What to produce:
Within the entries below, please return exactly the lines from the one with "Give me the" through the one with "const seriesNames = ['effektiv', 'geplant'];", leaving out any pictures.

[Start Data for this exercise]

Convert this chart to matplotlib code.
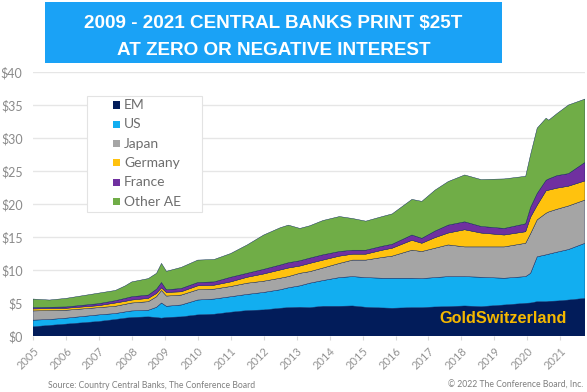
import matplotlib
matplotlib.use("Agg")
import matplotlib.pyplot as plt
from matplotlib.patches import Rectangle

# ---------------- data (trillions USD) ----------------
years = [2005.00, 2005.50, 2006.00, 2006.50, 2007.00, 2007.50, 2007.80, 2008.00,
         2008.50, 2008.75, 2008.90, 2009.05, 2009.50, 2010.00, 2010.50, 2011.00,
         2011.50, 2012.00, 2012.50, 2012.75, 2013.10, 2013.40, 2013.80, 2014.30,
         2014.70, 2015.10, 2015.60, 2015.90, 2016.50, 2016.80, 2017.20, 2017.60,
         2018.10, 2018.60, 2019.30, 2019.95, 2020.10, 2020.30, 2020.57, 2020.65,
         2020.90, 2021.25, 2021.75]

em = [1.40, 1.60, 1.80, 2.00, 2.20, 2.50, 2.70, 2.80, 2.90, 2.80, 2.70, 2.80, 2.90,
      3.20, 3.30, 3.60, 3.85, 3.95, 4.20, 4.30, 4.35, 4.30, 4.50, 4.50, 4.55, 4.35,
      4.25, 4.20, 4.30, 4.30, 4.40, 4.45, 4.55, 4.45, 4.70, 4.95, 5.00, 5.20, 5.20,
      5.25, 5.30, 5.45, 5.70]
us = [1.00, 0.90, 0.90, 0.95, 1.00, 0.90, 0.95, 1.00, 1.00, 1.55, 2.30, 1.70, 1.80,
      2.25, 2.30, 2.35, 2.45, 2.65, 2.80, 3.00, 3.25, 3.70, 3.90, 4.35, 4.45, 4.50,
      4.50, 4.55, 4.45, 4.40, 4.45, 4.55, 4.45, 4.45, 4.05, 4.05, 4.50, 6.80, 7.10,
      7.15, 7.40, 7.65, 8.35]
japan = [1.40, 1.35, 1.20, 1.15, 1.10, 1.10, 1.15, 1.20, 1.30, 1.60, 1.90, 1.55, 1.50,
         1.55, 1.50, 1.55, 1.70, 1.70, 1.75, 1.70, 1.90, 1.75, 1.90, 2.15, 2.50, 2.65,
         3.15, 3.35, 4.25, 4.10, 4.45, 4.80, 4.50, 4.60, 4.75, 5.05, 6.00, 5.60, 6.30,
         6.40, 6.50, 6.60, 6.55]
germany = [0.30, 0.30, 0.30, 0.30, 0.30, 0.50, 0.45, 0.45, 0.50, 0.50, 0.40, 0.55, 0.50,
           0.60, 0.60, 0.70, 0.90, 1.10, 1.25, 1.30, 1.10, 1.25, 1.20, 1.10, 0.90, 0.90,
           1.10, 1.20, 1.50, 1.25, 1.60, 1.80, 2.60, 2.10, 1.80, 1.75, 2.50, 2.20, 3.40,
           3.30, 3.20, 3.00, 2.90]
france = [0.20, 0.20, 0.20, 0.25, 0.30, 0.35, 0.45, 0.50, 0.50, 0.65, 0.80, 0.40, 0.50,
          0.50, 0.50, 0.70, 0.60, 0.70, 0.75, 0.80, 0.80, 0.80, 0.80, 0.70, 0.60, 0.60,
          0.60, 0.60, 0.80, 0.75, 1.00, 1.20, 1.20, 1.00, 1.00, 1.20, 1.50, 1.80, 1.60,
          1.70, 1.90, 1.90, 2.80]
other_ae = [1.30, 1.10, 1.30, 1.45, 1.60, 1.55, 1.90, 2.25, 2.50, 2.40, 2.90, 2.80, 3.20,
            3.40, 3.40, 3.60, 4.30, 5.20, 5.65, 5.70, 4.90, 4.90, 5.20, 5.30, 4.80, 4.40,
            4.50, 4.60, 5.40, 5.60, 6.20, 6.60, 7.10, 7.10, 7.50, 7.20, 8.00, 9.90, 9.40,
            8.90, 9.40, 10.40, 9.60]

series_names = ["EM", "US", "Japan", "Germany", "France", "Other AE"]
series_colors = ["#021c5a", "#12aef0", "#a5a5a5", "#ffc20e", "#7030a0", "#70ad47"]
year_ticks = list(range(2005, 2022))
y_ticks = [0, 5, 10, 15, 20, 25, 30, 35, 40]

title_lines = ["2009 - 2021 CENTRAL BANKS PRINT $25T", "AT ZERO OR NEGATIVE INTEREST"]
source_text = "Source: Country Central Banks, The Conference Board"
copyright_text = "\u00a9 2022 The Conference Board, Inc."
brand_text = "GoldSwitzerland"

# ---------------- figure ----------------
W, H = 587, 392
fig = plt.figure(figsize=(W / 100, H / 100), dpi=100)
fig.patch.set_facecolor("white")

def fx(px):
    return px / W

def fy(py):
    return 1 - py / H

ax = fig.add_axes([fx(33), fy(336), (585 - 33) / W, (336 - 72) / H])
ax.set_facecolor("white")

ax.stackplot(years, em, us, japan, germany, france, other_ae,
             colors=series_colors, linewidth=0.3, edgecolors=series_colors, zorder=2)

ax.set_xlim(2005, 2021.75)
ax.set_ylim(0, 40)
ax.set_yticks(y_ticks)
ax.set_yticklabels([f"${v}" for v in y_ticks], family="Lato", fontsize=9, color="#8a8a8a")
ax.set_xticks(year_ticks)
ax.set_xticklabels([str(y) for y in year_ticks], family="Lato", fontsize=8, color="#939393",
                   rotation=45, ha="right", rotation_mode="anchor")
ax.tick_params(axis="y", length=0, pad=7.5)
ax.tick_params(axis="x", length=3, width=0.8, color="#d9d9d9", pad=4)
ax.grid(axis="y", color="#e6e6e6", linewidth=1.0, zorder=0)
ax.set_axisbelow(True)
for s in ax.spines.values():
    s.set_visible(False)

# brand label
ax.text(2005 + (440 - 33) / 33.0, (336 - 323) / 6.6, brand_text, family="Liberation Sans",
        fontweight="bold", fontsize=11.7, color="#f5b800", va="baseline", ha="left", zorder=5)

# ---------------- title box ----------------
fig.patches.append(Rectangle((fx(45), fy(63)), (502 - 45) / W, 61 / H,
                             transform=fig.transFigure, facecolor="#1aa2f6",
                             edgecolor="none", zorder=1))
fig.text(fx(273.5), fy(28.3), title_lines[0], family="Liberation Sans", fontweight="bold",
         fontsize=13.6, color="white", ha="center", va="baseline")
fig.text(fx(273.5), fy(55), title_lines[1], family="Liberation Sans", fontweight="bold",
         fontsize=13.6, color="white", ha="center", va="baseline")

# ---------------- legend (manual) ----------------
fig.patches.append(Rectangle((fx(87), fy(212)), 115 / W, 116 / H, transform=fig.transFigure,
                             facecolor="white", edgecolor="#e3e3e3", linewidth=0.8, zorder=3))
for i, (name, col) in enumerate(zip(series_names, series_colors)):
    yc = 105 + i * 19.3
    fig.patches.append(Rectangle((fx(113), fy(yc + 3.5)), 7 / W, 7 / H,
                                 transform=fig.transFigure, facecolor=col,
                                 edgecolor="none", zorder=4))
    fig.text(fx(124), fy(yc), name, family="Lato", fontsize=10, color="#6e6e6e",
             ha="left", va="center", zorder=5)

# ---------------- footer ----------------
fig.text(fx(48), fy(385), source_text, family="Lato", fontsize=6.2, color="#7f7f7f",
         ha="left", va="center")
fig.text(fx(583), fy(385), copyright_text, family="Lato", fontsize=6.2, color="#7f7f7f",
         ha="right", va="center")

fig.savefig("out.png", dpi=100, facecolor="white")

[End Data for this exercise]
[Start Data for this exercise]

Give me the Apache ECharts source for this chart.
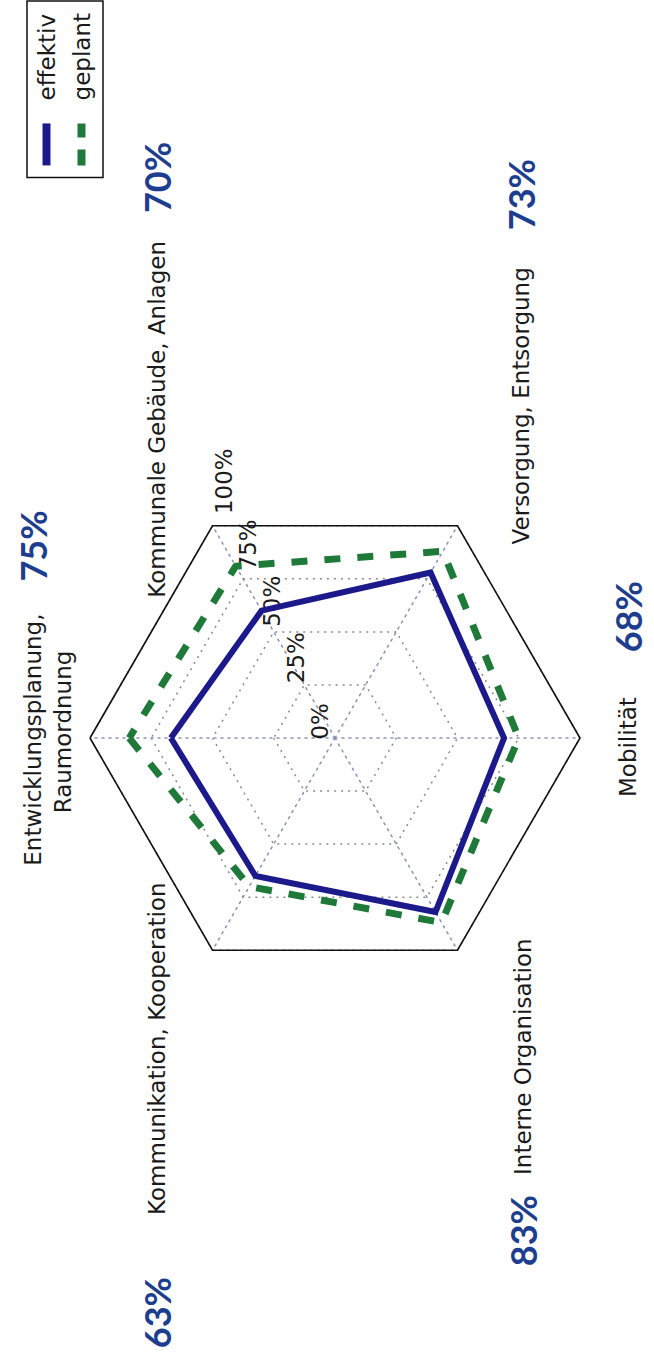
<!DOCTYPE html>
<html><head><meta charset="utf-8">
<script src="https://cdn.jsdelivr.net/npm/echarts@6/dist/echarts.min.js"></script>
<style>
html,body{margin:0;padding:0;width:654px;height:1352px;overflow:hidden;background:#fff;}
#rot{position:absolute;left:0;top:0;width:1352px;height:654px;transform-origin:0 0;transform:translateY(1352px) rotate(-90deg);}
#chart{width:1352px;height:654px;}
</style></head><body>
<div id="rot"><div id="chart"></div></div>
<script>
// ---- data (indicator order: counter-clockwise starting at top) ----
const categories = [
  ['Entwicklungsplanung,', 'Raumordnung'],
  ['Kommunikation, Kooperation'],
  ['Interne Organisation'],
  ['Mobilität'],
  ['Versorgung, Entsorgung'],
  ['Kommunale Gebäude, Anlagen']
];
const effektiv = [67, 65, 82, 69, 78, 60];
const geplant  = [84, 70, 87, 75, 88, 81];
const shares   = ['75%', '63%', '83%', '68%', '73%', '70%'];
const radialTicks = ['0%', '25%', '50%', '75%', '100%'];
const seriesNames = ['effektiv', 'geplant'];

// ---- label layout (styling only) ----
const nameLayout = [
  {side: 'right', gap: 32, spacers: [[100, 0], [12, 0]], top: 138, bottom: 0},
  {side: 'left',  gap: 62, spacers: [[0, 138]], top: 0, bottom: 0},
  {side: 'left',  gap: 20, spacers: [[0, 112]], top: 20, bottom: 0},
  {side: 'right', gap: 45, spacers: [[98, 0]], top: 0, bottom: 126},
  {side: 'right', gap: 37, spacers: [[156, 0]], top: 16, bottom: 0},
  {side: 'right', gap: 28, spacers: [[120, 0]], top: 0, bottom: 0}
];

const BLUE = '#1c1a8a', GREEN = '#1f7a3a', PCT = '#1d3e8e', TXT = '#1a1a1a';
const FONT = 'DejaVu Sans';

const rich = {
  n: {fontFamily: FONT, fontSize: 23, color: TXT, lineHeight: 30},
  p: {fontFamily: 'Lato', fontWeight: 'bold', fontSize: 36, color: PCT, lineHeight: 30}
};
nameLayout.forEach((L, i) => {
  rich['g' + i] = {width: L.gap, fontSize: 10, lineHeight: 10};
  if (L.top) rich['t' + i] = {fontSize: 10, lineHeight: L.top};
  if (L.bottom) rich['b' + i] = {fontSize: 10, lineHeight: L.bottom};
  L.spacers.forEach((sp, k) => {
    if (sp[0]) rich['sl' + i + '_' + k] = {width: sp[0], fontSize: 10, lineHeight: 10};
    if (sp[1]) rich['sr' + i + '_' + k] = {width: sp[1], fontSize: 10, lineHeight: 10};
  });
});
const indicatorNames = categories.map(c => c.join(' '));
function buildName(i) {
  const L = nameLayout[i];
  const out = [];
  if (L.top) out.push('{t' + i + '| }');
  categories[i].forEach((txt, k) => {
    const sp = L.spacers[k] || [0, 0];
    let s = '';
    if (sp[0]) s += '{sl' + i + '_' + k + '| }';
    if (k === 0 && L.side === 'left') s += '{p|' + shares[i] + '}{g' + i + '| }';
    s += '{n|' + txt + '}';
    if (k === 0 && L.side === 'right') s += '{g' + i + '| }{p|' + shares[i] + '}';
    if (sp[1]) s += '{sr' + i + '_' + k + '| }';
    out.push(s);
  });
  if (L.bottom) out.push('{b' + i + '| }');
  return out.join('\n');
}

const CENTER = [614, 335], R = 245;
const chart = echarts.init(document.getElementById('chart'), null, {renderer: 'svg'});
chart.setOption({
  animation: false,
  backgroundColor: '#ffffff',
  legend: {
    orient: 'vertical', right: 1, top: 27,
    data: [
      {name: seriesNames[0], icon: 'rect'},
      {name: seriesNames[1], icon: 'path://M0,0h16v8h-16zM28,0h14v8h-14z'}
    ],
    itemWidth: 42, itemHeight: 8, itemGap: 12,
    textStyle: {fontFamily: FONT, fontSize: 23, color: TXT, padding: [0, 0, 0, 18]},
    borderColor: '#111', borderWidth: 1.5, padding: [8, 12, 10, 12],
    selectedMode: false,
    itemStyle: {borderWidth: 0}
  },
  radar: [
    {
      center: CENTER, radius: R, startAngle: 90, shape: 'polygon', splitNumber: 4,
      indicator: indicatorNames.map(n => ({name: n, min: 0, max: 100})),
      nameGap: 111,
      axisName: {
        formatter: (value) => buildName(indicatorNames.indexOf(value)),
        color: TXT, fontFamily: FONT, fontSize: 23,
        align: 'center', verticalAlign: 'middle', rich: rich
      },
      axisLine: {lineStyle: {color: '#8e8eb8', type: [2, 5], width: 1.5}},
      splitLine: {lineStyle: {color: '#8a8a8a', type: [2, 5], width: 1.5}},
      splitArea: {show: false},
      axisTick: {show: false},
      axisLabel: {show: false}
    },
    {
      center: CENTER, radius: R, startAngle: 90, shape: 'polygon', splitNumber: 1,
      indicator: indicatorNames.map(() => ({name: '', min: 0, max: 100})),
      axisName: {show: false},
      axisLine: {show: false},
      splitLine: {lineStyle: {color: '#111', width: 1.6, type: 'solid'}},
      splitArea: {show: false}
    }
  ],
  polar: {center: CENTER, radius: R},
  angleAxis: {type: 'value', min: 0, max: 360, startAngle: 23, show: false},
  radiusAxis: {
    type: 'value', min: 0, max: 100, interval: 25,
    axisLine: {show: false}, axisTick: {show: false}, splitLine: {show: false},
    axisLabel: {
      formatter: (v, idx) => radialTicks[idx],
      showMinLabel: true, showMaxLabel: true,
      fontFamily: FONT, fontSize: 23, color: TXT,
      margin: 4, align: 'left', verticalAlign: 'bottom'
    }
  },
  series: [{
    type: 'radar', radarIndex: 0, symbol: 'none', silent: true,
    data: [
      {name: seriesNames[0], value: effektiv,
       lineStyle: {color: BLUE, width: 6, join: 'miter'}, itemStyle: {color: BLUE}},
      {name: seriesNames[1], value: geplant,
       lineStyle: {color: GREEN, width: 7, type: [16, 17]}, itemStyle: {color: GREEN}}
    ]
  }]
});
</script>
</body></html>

[End Data for this exercise]

Solution to this exercise:
Give me the Apache ECharts source for this chart.
<!DOCTYPE html>
<html><head><meta charset="utf-8">
<script src="https://cdn.jsdelivr.net/npm/echarts@6/dist/echarts.min.js"></script>
<style>
html,body{margin:0;padding:0;width:654px;height:1352px;overflow:hidden;background:#fff;}
#rot{position:absolute;left:0;top:0;width:1352px;height:654px;transform-origin:0 0;transform:translateY(1352px) rotate(-90deg);}
#chart{width:1352px;height:654px;}
</style></head><body>
<div id="rot"><div id="chart"></div></div>
<script>
// ---- data (indicator order: counter-clockwise starting at top) ----
const categories = [
  ['Entwicklungsplanung,', 'Raumordnung'],
  ['Kommunikation, Kooperation'],
  ['Interne Organisation'],
  ['Mobilität'],
  ['Versorgung, Entsorgung'],
  ['Kommunale Gebäude, Anlagen']
];
const effektiv = [67, 65, 82, 69, 78, 60];
const geplant  = [84, 70, 87, 75, 88, 81];
const shares   = ['75%', '63%', '83%', '68%', '73%', '70%'];
const radialTicks = ['0%', '25%', '50%', '75%', '100%'];
const seriesNames = ['effektiv', 'geplant'];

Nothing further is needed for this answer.